Every risk indicator in both operational and non-operational risk is flashing red at the moment and it has been a very long time since that has been the case.

The period of oversight has shifted to intra-day and overnight now – the scrutiny over investment has never been so intense. The pace is not going to slow and the second line need the right level of experience to ask the right questions.

Innovation in 2024

The panel moved on to the areas that are ripe for innovation in 2024. The digitization of operational risk and market risk so that both can be effectively integrated into processes and workflow is on the horizon. Once the basics are made right, the focus can shift to higher risk areas.

The next audience survey question was: What is the overall efficiency of the three lines of defence in your firm?

  • Low – 36%.
  • Moderate – 59%.
  • High – 5%.

One of the panel mentioned that there is no industry-accepted model for running the 3LOD, with no consistent approach to resource allocation. The reality is that everyone does it differently. He added that constant communication between the lines, specific roles and responsibilities for the first and second line are vital to present effectiveness to stakeholders and governance functions.

Another panellist stated that the 3LOD have become more efficient and effective within the functional perimeter as opposed to the integration of the lines. There seems to be more drift across the lines, so clarity on the objectives of each is important. SMCR has helped as it has resulted in a 38-page document at one of the firms with clear accountability for each role. This has helped to improve efficiency and break down a silo mentality.

Emerging risk

The discussion switched to identifying emerging risk and avoiding regulatory censure. With the debate on what good looks like for the 3LOD approach, it is best approached through a risk lens, and this should drive wise investment. The moderator asked if resource reduction can go too deep and risk cutting into corporate muscle. One of the group said that there is a leaning towards being agile now, looking at all the risk types but stay in distinct lines.

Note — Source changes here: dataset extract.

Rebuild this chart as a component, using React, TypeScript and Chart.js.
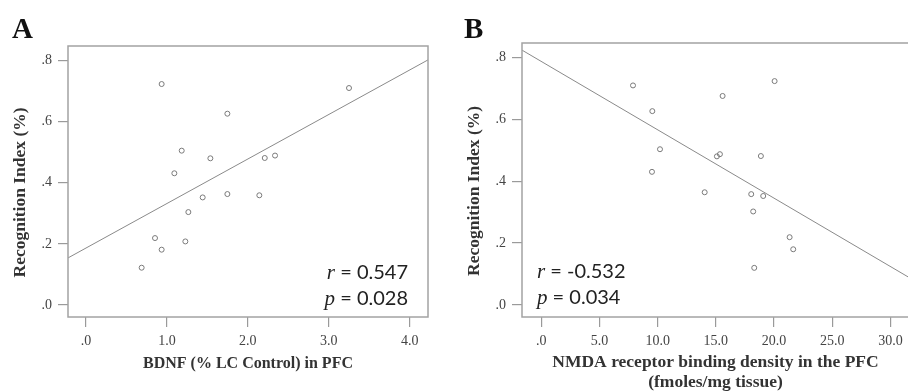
import React, { useEffect, useRef } from "react";
import { Chart, registerables } from "chart.js";

Chart.register(...registerables);

// Panel A: BDNF (% LC Control) in PFC vs Recognition Index
const bdnfX = [0.935, 3.25, 1.747, 1.183, 1.537, 1.092, 2.209, 2.336, 1.442, 1.747, 2.142, 1.265, 0.853, 0.935, 1.228, 0.688];
const bdnfY = [0.723, 0.710, 0.626, 0.505, 0.480, 0.431, 0.481, 0.489, 0.352, 0.363, 0.359, 0.304, 0.219, 0.181, 0.208, 0.122];
const fitAX = [-0.222, 4.226];
const fitAY = [0.154, 0.802];

// Panel B: NMDA receptor binding density vs Recognition Index
const nmdaX = [7.88, 9.54, 15.58, 20.05, 10.2, 9.51, 15.09, 15.35, 18.87, 14.04, 18.04, 19.07, 18.21, 21.34, 21.65, 18.3];
const nmdaY = [0.709, 0.626, 0.675, 0.723, 0.503, 0.43, 0.48, 0.487, 0.481, 0.364, 0.358, 0.352, 0.302, 0.219, 0.18, 0.12];
const fitBX = [-1.66, 31.6];
const fitBY = [0.823, 0.089];

const yTicks = [0, 0.2, 0.4, 0.6, 0.8];
const xTicksA = [0, 1, 2, 3, 4];
const xTicksB = [0, 5, 10, 15, 20, 25, 30];

const yTitle = "Recognition Index (%)";
const xTitleA = "BDNF (% LC Control) in PFC";
const xTitleB = ["NMDA receptor binding density in the PFC", "(fmoles/mg tissue)"];

const statsA = { r: "0.547", p: "0.028" };
const statsB = { r: "-0.532", p: "0.034" };

function fmt(v: number) {
  const s = Number(v).toFixed(1);
  return s.startsWith("0.") ? s.slice(1) : s;
}

type PanelCfg = {
  letter: string;
  xs: number[];
  ys: number[];
  fitX: number[];
  fitY: number[];
  xMin: number;
  xMax: number;
  yMin: number;
  yMax: number;
  xTicks: number[];
  xTitle: string | string[];
  xTitleSize: number;
  xTitleLH: number;
  xTitlePad: number;
  top: number;
  right: number;
  stats: { r: string; p: string };
  statAlign: "left" | "right";
  width: number;
};

const SERIF = '"Liberation Serif", "Times New Roman", serif';

function drawStat(ctx: CanvasRenderingContext2D, x: number, y: number, sym: string, rest: string, align: string) {
  const f1 = `italic 21px ${SERIF}`;
  const f2 = `20px Lato, "Open Sans", sans-serif`;
  ctx.font = f1;
  const w1 = ctx.measureText(sym).width;
  ctx.font = f2;
  const w2 = ctx.measureText(rest).width;
  const x0 = align === "right" ? x - w1 - w2 : x;
  ctx.textAlign = "left";
  ctx.textBaseline = "alphabetic";
  ctx.fillStyle = "#222";
  ctx.font = f1;
  ctx.fillText(sym, x0, y);
  ctx.font = f2;
  ctx.fillText(rest, x0 + w1, y);
}

function panelPlugin(p: PanelCfg) {
  return {
    id: "panelDeco" + p.letter,
    afterDraw(chart: any) {
      const ctx = chart.ctx as CanvasRenderingContext2D;
      const ca = chart.chartArea;
      ctx.save();
      ctx.strokeStyle = "#a3a3a3";
      ctx.lineWidth = 1.5;
      ctx.strokeRect(ca.left, ca.top, ca.right - ca.left, ca.bottom - ca.top);
      ctx.fillStyle = "#111";
      ctx.font = `bold 29px ${SERIF}`;
      ctx.textAlign = "left";
      ctx.textBaseline = "alphabetic";
      ctx.fillText(p.letter, p.letter === "A" ? 12 : 10, 38);
      if (p.statAlign === "right") {
        drawStat(ctx, ca.right - 20, ca.bottom - 38, "r", " = " + p.stats.r, "right");
        drawStat(ctx, ca.right - 20, ca.bottom - 12, "p", " = " + p.stats.p, "right");
      } else {
        drawStat(ctx, ca.left + 15, ca.bottom - 39, "r", " = " + p.stats.r, "left");
        drawStat(ctx, ca.left + 15, ca.bottom - 13, "p", " = " + p.stats.p, "left");
      }
      ctx.restore();
    },
  };
}

function buildConfig(p: PanelCfg): any {
  const gridOpts = { drawOnChartArea: false, drawTicks: true, tickLength: 10, color: "#9a9a9a", lineWidth: 1.2 };
  return {
    type: "scatter",
    data: {
      datasets: [
        {
          data: p.xs.map((x, i) => ({ x, y: p.ys[i] })),
          pointRadius: 2.5,
          pointBorderColor: "#7a7a7a",
          pointBackgroundColor: "rgba(255,255,255,0)",
          pointBorderWidth: 1,
          showLine: false,
        },
        {
          data: p.fitX.map((x, i) => ({ x, y: p.fitY[i] })),
          showLine: true,
          pointRadius: 0,
          borderColor: "#8a8a8a",
          borderWidth: 1,
          fill: false,
        },
      ],
    },
    options: {
      responsive: false,
      animation: false,
      devicePixelRatio: 1,
      layout: { padding: { left: 0, top: p.top, right: p.right, bottom: 0 } },
      plugins: { legend: { display: false }, tooltip: { enabled: false } },
      scales: {
        x: {
          type: "linear",
          min: p.xMin,
          max: p.xMax,
          afterBuildTicks: (s: any) => {
            s.ticks = p.xTicks.map((v) => ({ value: v }));
          },
          afterFit: (s: any) => {
            s.height = 75;
          },
          grid: gridOpts,
          border: { display: false },
          ticks: {
            padding: 6,
            autoSkip: false,
            maxRotation: 0,
            font: { family: SERIF, size: 14 },
            color: "#444",
            callback: (v: any) => fmt(v),
          },
          title: {
            display: true,
            text: p.xTitle,
            color: "#333",
            font: { family: SERIF, size: p.xTitleSize, weight: "bold", lineHeight: p.xTitleLH },
            padding: { top: 0, bottom: p.xTitlePad },
          },
        },
        y: {
          type: "linear",
          min: p.yMin,
          max: p.yMax,
          afterBuildTicks: (s: any) => {
            s.ticks = yTicks.map((v) => ({ value: v }));
          },
          afterFit: (s: any) => {
            s.width = 68;
          },
          grid: gridOpts,
          border: { display: false },
          ticks: {
            padding: 6,
            autoSkip: false,
            font: { family: SERIF, size: 14 },
            color: "#444",
            callback: (v: any) => fmt(v),
          },
          title: {
            display: true,
            text: yTitle + "\u00a0\u00a0\u00a0\u00a0\u00a0",
            color: "#333",
            font: { family: SERIF, size: 17.5, weight: "bold", lineHeight: 1.15 },
            padding: { top: 10, bottom: 0 },
          },
        },
      },
    },
    plugins: [panelPlugin(p)],
  };
}

function Panel({ cfg, left }: { cfg: PanelCfg; left: number }) {
  const ref = useRef<HTMLCanvasElement>(null);
  useEffect(() => {
    if (!ref.current) return;
    const chart = new Chart(ref.current, buildConfig(cfg));
    return () => chart.destroy();
  }, []);
  return (
    <canvas
      ref={ref}
      width={cfg.width}
      height={392}
      style={{ position: "absolute", left, top: 0, width: cfg.width, height: 392 }}
    />
  );
}

const panelA: PanelCfg = {
  letter: "A",
  xs: bdnfX,
  ys: bdnfY,
  fitX: fitAX,
  fitY: fitAY,
  xMin: -0.222,
  xMax: 4.226,
  yMin: -0.0393,
  yMax: 0.8475,
  xTicks: xTicksA,
  xTitle: xTitleA,
  xTitleSize: 16,
  xTitleLH: 1.25,
  xTitlePad: 18,
  top: 46,
  right: 26,
  stats: statsA,
  statAlign: "right",
  width: 454,
};

const panelB: PanelCfg = {
  letter: "B",
  xs: nmdaX,
  ys: nmdaY,
  fitX: fitBX,
  fitY: fitBY,
  xMin: -1.66,
  xMax: 31.6,
  yMin: -0.0387,
  yMax: 0.846,
  xTicks: xTicksB,
  xTitle: xTitleB,
  xTitleSize: 17.5,
  xTitleLH: 20 / 17.5,
  xTitlePad: 0,
  top: 43,
  right: 26,
  stats: statsB,
  statAlign: "left",
  width: 481,
};

export default function App() {
  return (
    <div
      style={{
        position: "fixed",
        left: 0,
        top: 0,
        width: 908,
        height: 392,
        overflow: "hidden",
        background: "#fff",
      }}
    >
      <Panel cfg={panelA} left={0} />
      <Panel cfg={panelB} left={454} />
    </div>
  );
}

He added that there needs to be trust but qualified this by saying he cannot trust the front office completely and there needs to be a healthy culture of challenge and skepticism.

Another said that audit at his shop had been rightsized to match the risk profile of his bank, but this was not yet the case for the first and second lines. With options to offshore, nearshore and deploy new tech, the potential to rightsize is there.

Group audit

The value of a robust and effective group audit function was emphasized, and this was also recognized by regulators. Investment here requires coordinated assurance to be effective.

The session finished with a comment on the evolution of the second line – it needs to be a good corporate citizen and provide oversight independently as an overlay for whatever the first line is doing. The potential for the first line to game the second is real. The third line can then calibrate itself to provide an extra layer based on this.

Please note that this article is not a comprehensive reproduction of all that was said in this session and is an interpretation of comments made by the regulatory journalist – it has not been officially approved by the speakers or conference organizers.